Still thinking about what to do next. Meanwhile, the one that seemed most ready to be quilted up -- the 2x3 above with the blue and white stripe border -- is sandwiched and started, and should be done tomorrow.
Friday, September 4, 2020
You probably have had one of these yourself -- an item that has been on your to-do list for so long that it's easy to forget, but when you do remember you are awash in shame for having let it slip so badly. My hall of shame includes a bunch of baby quilts, the oldest one owed since February of 2013.
There's a back story: 55 years ago I met my dear friend Zuki in graduate school -- but actually it all started decades before that when her grandmother was in a sewing circle in Hawaii. Somebody in the sewing circle had access to scraps from a factory that made aloha shirts and muu-muus, a bright and beautiful array of tropical prints. Zuki's grandmother sewed the scraps into hundreds of quilt blocks, some 8 inches across and some 10 inches but all the same pattern, and eventually those blocks, never assembled into quilts, fell into Zuki's possession. She, an accomplished sewist herself but not that interested in quilting, gave them to me on condition that I make a twin bed quilt to give to her nephew, and I could do what I wanted with the rest.

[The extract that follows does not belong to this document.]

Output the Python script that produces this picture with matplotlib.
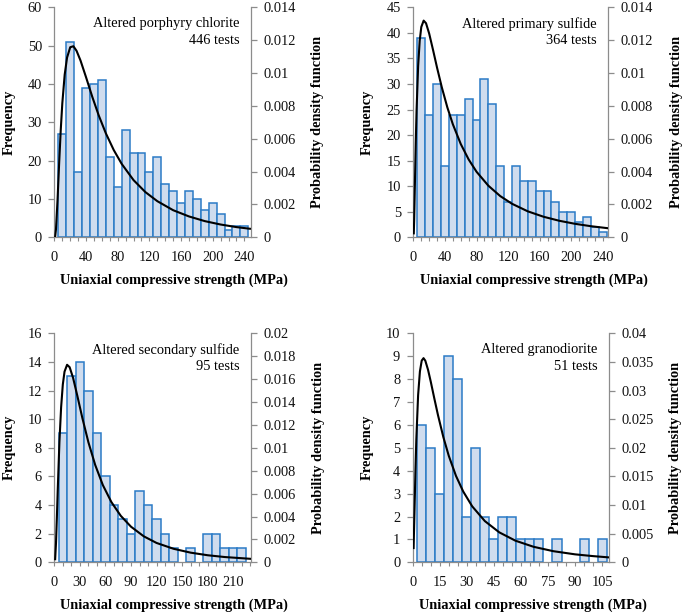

I did that, maybe 25 years ago, and stashed the rest of the blocks away. Then 13 years ago Zuki's first grandchild was on the way and I was invited to the baby shower. I pulled out the stash and made a baby quilt, which was such a hit that I did the same thing for the next five grandchildren. I did the last four in a marathon in 2013, discovering that it's easier and faster to make four quilts at once than to do them separately.
But since 2013 there have been five more grandchildren, and I haven't done a single quilt. Finally two weeks ago I decided the time had come.
To my surprise, there were still an awful lot of quilt blocks left in the stash, although I had cherry-picked the best ones long ago. I managed to put together one set of blocks straight from the box.
Mostly this was easy, if tedious, although I did mutter and cuss when I got to the occasional block that had been sewed at 100 stitches to the inch and was really hard to rip out.
Tuesday, September 1, 2020
Every art/quilt show worth its salt has something a little different, something that doesn't follow the usual format of a flat-against-the-wall quilt. This year's FNF, of course, chose one like this for its best in show; here are some more pieces that fell into this niche.
Shannon Conley, 33°20'N, 105°33'W, 64 x 34 x 6" (detail below)
Gibson has neatly cut magazine pages into tabs, layered them and stitched everything to a fabric support. I might have wished only for a bit more color to pep up the white expanse of the top half. I hope the paper will hold up for this quilt to be shipped and seen at many more shows!